Dans le vieillard qui est couché derrière ces deux femmes et qui regarde en haut en étendant les bras, et dans le jeune homme qui lui montre le lieu où tombe la manne, le peintre a voulu figurer deux mouvements d’esprit très différents ; car le jeune homme rempli de joie, voyant tomber cette nourriture extraordinaire, la montre à ce vieillard sans penser d’où elle vient. Mais cet homme, plus sage et plus judicieux, au lieu de regarder cette manne, lève les yeux au ciel et adore la Providence divine qui la répand sur la terre.

Comme l’auteur de cette peinture est admirable dans la diversité des mouvements, et qu’il sait de quelle sorte il faut donner de la vie à ses figures, il a fait que toutes leurs diverses actions et leurs expressions différentes ont des causes particulières qui se rapportent à son principal sujet. C’est ce que M. le Brun fit fort bien remarquer dans ces jeunes garçons qui se poussent pour avoir la manne qui est à terre, car on voit par là l’extrême nécessité où ce peuple étoit réduit ; et parce qu’il n’y avoit personne qui ne la ressentît, le peintre a fait que ces jeunes gens ne se battent pas comme s’ils se vouloient du mal, mais seulement que l’un empêche l’autre d’avoir ce qu’ils voient tous deux leur être si nécessaire.
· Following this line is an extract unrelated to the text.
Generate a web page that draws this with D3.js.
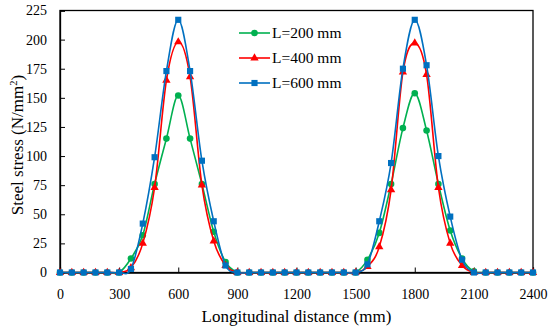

L’on reconnoît un effet de bonté dans cette femme vêtue de jaune, en ce qu’elle invite ce jeune homme qui tient une corbeille pleine de manne d’en porter à ce vieillard qui est derrière elle, croyant qu’il a besoin d’être secouru.

Par cette jeune fille qui regarde en haut et qui tend le devant de sa robe, il a exprimé la délicatesse et l’humeur dédaigneuse de ce sexe qui croit que toutes choses lui doivent arriver à souhait ; c’est pour cela qu’elle ne prend pas la peine de se baisser pour recueillir la manne, mais elle la reçoit du ciel comme s’il ne la répandoit que pour elle.

Pour varier toutes les actions de ces figures, il a représenté un homme qui goûte à la manne ; on voit à sa mine qu’il ne fait que commencer à y tâter et qu’il cherche quel goût elle a.